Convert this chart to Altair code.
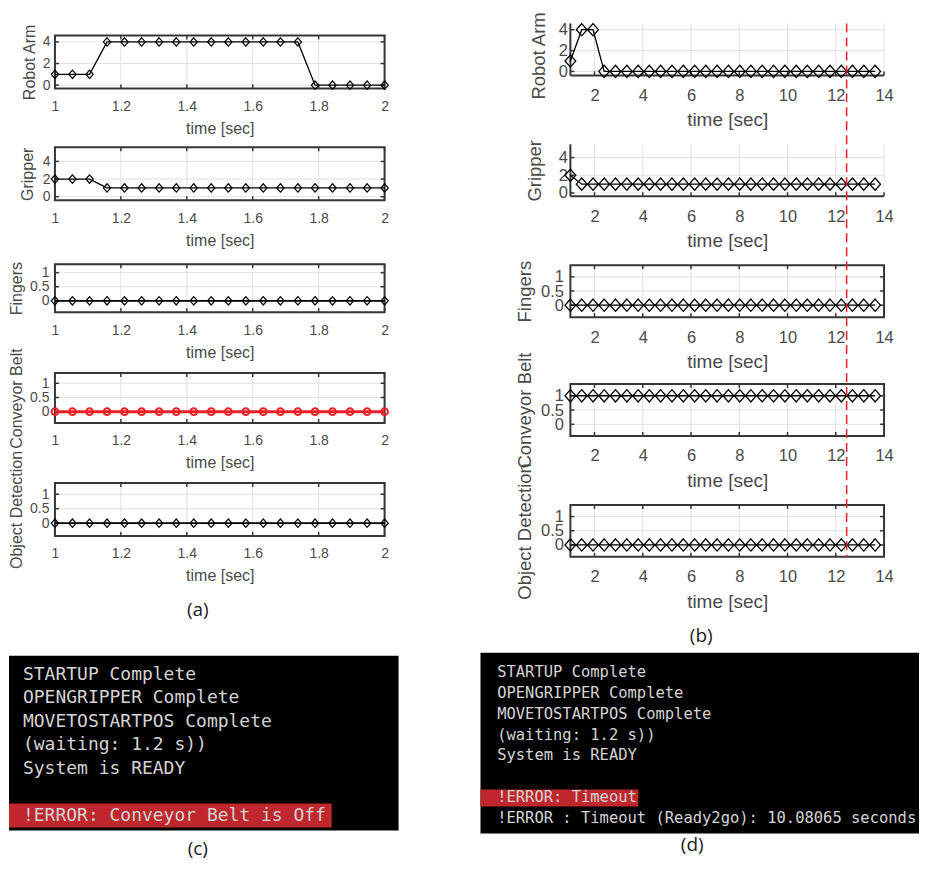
import altair as alt
import pandas as pd

# ---------------- data ----------------
# (a): run with the conveyor belt switched off
t_a = [1.000, 1.053, 1.105, 1.158, 1.211, 1.263, 1.316, 1.368, 1.421, 1.474,
       1.526, 1.579, 1.632, 1.684, 1.737, 1.789, 1.842, 1.895, 1.947, 2.000]
robot_arm_a = [1, 1, 1, 4, 4, 4, 4, 4, 4, 4, 4, 4, 4, 4, 4, 0, 0, 0, 0, 0]
gripper_a = [2, 2, 2, 1, 1, 1, 1, 1, 1, 1, 1, 1, 1, 1, 1, 1, 1, 1, 1, 1]
fingers_a = [0, 0, 0, 0, 0, 0, 0, 0, 0, 0, 0, 0, 0, 0, 0, 0, 0, 0, 0, 0]
conveyor_a = [0, 0, 0, 0, 0, 0, 0, 0, 0, 0, 0, 0, 0, 0, 0, 0, 0, 0, 0, 0]
objdet_a = [0, 0, 0, 0, 0, 0, 0, 0, 0, 0, 0, 0, 0, 0, 0, 0, 0, 0, 0, 0]

# (b): run that ends in a timeout
t_b = [1.00, 1.47, 1.94, 2.40, 2.87, 3.34, 3.81, 4.27, 4.74, 5.21,
       5.68, 6.15, 6.61, 7.08, 7.55, 8.02, 8.48, 8.95, 9.42, 9.89,
       10.36, 10.82, 11.29, 11.76, 12.23, 12.69, 13.16, 13.63]
robot_arm_b = [1, 4, 4, 0, 0, 0, 0, 0, 0, 0, 0, 0, 0, 0,
               0, 0, 0, 0, 0, 0, 0, 0, 0, 0, 0, 0, 0, 0]
gripper_b = [2, 1, 1, 1, 1, 1, 1, 1, 1, 1, 1, 1, 1, 1,
             1, 1, 1, 1, 1, 1, 1, 1, 1, 1, 1, 1, 1, 1]
fingers_b = [0, 0, 0, 0, 0, 0, 0, 0, 0, 0, 0, 0, 0, 0,
             0, 0, 0, 0, 0, 0, 0, 0, 0, 0, 0, 0, 0, 0]
conveyor_b = [1, 1, 1, 1, 1, 1, 1, 1, 1, 1, 1, 1, 1, 1,
              1, 1, 1, 1, 1, 1, 1, 1, 1, 1, 1, 1, 1, 1]
objdet_b = [0, 0, 0, 0, 0, 0, 0, 0, 0, 0, 0, 0, 0, 0,
            0, 0, 0, 0, 0, 0, 0, 0, 0, 0, 0, 0, 0, 0]
timeout_t = [12.45]

signal_names = ["Robot Arm", "Gripper", "Fingers", "Conveyor Belt", "Object Detection"]
xticks_a = [1, 1.2, 1.4, 1.6, 1.8, 2]
xticks_b = [2, 4, 6, 8, 10, 12, 14]
yticks_state = [0, 2, 4]
yticks_bin = [0, 0.5, 1]

term_c = ["STARTUP Complete", "OPENGRIPPER Complete", "MOVETOSTARTPOS Complete",
          "(waiting: 1.2 s))", "System is READY", "", "!ERROR: Conveyor Belt is Off"]
term_d = ["STARTUP Complete", "OPENGRIPPER Complete", "MOVETOSTARTPOS Complete",
          "(waiting: 1.2 s))", "System is READY", "", "!ERROR: Timeout",
          "!ERROR : Timeout (Ready2go): 10.08065 seconds"]
captions = ["(a)", "(b)", "(c)", "(d)"]

# ---------------- layout & style ----------------
W, H = 911, 858
FONT = "Liberation Sans"
MONO = "DejaVu Sans Mono"
TXT = "#4a4a4a"
FRAME = "#363636"
GRID = "#e2e2e2"
RED = "#ec2027"
DIAMOND = "M0,-1L0.88,0L0,1L-0.88,0Z"

STYLE_A = dict(xr=(46, 376), xd=(1, 2), xt=xticks_a, lfs=14, xtfs=16, ytfs=16,
               xlp=11, xtp=7, msize=69, mw=1.2)
STYLE_B = dict(xr=(562, 876), xd=(1, 14), xt=xticks_b, lfs=16.5, xtfs=19, ytfs=18.5,
               xlp=12, xtp=7, msize=151, mw=1.3)


def panel(t, v, ylabel, st, yr, yd, yt, box, ytpad, ylp,
          color="black", marker=DIAMOND, msize=None, lw=1.3, mw=None, title_y=None):
    xr, xd, xt = st["xr"], st["xd"], st["xt"]
    xs = alt.Scale(domain=list(xd), range=list(xr), nice=False, zero=False)
    ys = alt.Scale(domain=list(yd), range=list(yr), nice=False, zero=False)

    def X(f, axis=None):
        return alt.X(f, type="quantitative", scale=xs, axis=axis)

    def Y(f, axis=None):
        return alt.Y(f, type="quantitative", scale=ys, axis=axis)

    gx = pd.DataFrame({"x": xt, "lo": yd[0], "hi": yd[1]})
    gy = pd.DataFrame({"y": yt, "lo": xd[0], "hi": xd[1]})
    fr = pd.DataFrame({"x0": [xd[0]], "x1": [xd[1]], "y0": [yd[0]], "y1": [yd[1]]})
    out = [
        alt.Chart(gx).mark_rule(color=GRID, strokeWidth=1).encode(x=X("x"), y=Y("lo"), y2="hi"),
        alt.Chart(gy).mark_rule(color=GRID, strokeWidth=1).encode(y=Y("y"), x=X("lo"), x2="hi"),
    ]
    tick = dict(color=FRAME, strokeWidth=1.5)
    out.append(alt.Chart(gx).mark_rule(y2Offset=-4, **tick).encode(x=X("x"), y=Y("lo"), y2="lo"))
    out.append(alt.Chart(gy).mark_rule(x2Offset=4, **tick).encode(y=Y("y"), x=X("lo"), x2="lo"))
    if box:
        out.append(alt.Chart(gx).mark_rule(y2Offset=4, **tick).encode(x=X("x"), y=Y("hi"), y2="hi"))
        out.append(alt.Chart(gy).mark_rule(x2Offset=-4, **tick).encode(y=Y("y"), x=X("hi"), x2="hi"))
        out.append(alt.Chart(fr).mark_rect(fillOpacity=0, stroke=FRAME, strokeWidth=2)
                   .encode(x=X("x0"), x2="x1", y=Y("y0"), y2="y1"))
    else:
        out.append(alt.Chart(fr).mark_rule(color=FRAME, strokeWidth=2)
                   .encode(x=X("x0"), y=Y("y0"), y2="y1"))
        out.append(alt.Chart(fr).mark_rule(color=FRAME, strokeWidth=2)
                   .encode(x=X("x0"), x2="x1", y=Y("y0")))

    common = dict(grid=False, domain=False, ticks=False, format="~g",
                  labelFont=FONT, labelFontSize=st["lfs"], labelColor=TXT,
                  titleFont=FONT, titleColor=TXT, titleFontWeight="normal",
                  labelFlush=False, labelOverlap=False)
    xaxis = alt.Axis(orient="bottom", offset=yr[0] - H, values=xt, title="time [sec]",
                     labelPadding=st["xlp"], titlePadding=st["xtp"],
                     titleFontSize=st["xtfs"], **common)
    yextra = {"titleY": title_y} if title_y is not None else {}
    yaxis = alt.Axis(orient="left", offset=-xr[0], values=yt, title=ylabel,
                     labelPadding=ylp, titlePadding=ytpad, minExtent=0,
                     titleFontSize=st["ytfs"], **yextra, **common)

    df = pd.DataFrame({"t": t, "v": v})
    out.append(alt.Chart(df).mark_line(color=color, strokeWidth=lw)
               .encode(x=X("t", xaxis), y=Y("v", yaxis)))
    out.append(alt.Chart(df).mark_point(shape=marker, size=msize or st["msize"], filled=False,
                                        color=color, strokeWidth=mw or st["mw"], opacity=1)
               .encode(x=X("t"), y=Y("v")))
    return out


layers = []
# ----- column (a) -----
layers += panel(t_a, robot_arm_a, signal_names[0], STYLE_A, (80, 27), (-0.3, 4.6), yticks_state, True, 5, 5)
layers += panel(t_a, gripper_a, signal_names[1], STYLE_A, (192, 139), (-0.4, 5.6), yticks_state, True, 7, 5)
layers += panel(t_a, fingers_a, signal_names[2], STYLE_A, (304, 256), (-0.4, 1.3), yticks_bin, True, 5, 6, lw=1.8)
layers += panel(t_a, conveyor_a, signal_names[3], STYLE_A, (415, 365), (-0.4, 1.36), yticks_bin, True, 5, 6,
                color=RED, marker="circle", msize=45, lw=3, mw=2)
layers += panel(t_a, objdet_a, signal_names[4], STYLE_A, (528, 475), (-0.44, 1.39), yticks_bin, True, 5, 6, lw=1.8)
# ----- column (b) -----
layers += panel(t_b, robot_arm_b, signal_names[0], STYLE_B, (67, 15), (-0.38, 4.6), yticks_state, False, 10, 3,
                title_y=47)
layers += panel(t_b, gripper_b, signal_names[1], STYLE_B, (188, 136), (-0.37, 5.5), yticks_state, False, 14, 3)
layers += panel(t_b, fingers_b, signal_names[2], STYLE_B, (309, 257), (-0.42, 1.41), yticks_bin, True, 6, 7)
layers += panel(t_b, conveyor_b, signal_names[3], STYLE_B, (428, 376), (-0.41, 1.41), yticks_bin, True, 6, 7)
layers += panel(t_b, objdet_b, signal_names[4], STYLE_B, (549, 497), (-0.42, 1.41), yticks_bin, True, 6, 7)

# timeout marker across column (b)
xs_b = alt.Scale(domain=list(STYLE_B["xd"]), range=list(STYLE_B["xr"]), nice=False, zero=False)
layers.append(alt.Chart(pd.DataFrame({"t": timeout_t}))
              .mark_rule(color=RED, strokeDash=[9, 5], strokeWidth=1.5)
              .encode(x=alt.X("t:Q", scale=xs_b, axis=None), y=alt.value(15), y2=alt.value(549)))


# ----- terminal screenshots (c) and (d) -----
def terminal(lines, x0, x1, y0, y1, bar_x1, bar_y0, bar_y1, text_x, base0, step, fs):
    one = pd.DataFrame({"k": [0]})
    bg = alt.Chart(one).mark_rect(color="black").encode(
        x=alt.value(x0), x2=alt.value(x1), y=alt.value(y0), y2=alt.value(y1))
    bar = alt.Chart(one).mark_rect(color="#c0272d").encode(
        x=alt.value(x0), x2=alt.value(bar_x1), y=alt.value(bar_y0), y2=alt.value(bar_y1))
    n = len(lines) - 1
    df = pd.DataFrame({"row": list(range(len(lines))), "txt": lines})
    txt = alt.Chart(df).mark_text(align="left", baseline="alphabetic", font=MONO,
                                  fontSize=fs, color="#d4d4d4").encode(
        x=alt.value(text_x),
        y=alt.Y("row:Q", scale=alt.Scale(domain=[0, n], range=[base0, base0 + n * step],
                                        nice=False, zero=False), axis=None),
        text="txt:N")
    return [bg, bar, txt]


layers += terminal(term_c, 0, 390, 648, 823, 323, 796, 820, 14, 672, 23.6, 18)
layers += terminal(term_d, 472, 911, 645, 826, 630, 782, 799, 488.7, 669.6, 20.8, 15.5)

# ----- sub-figure captions -----
cap_pos = [(189, 602), (693, 628), (189, 841), (684, 837)]
for cap, (cx, cy) in zip(captions, cap_pos):
    layers.append(alt.Chart(pd.DataFrame({"c": [cap]})).mark_text(
        font="Open Sans", fontSize=19, color="#1a1a1a", baseline="middle", align="center")
        .encode(x=alt.value(cx), y=alt.value(cy), text="c:N"))

chart = (alt.layer(*layers)
         .resolve_scale(x="independent", y="independent")
         .resolve_axis(x="independent", y="independent")
         .properties(width=W, height=H, padding=0)
         .configure_view(stroke=None))

chart.save("out.html", embed_options={"renderer": "svg", "actions": False})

---

→ Exercise aim
Emit the lines of the material exactly, from its first line to the line containing "import pandas as pd", inclusive; leave every picture out.

→ Solution to this problem
Convert this chart to Altair code.
import altair as alt
import pandas as pd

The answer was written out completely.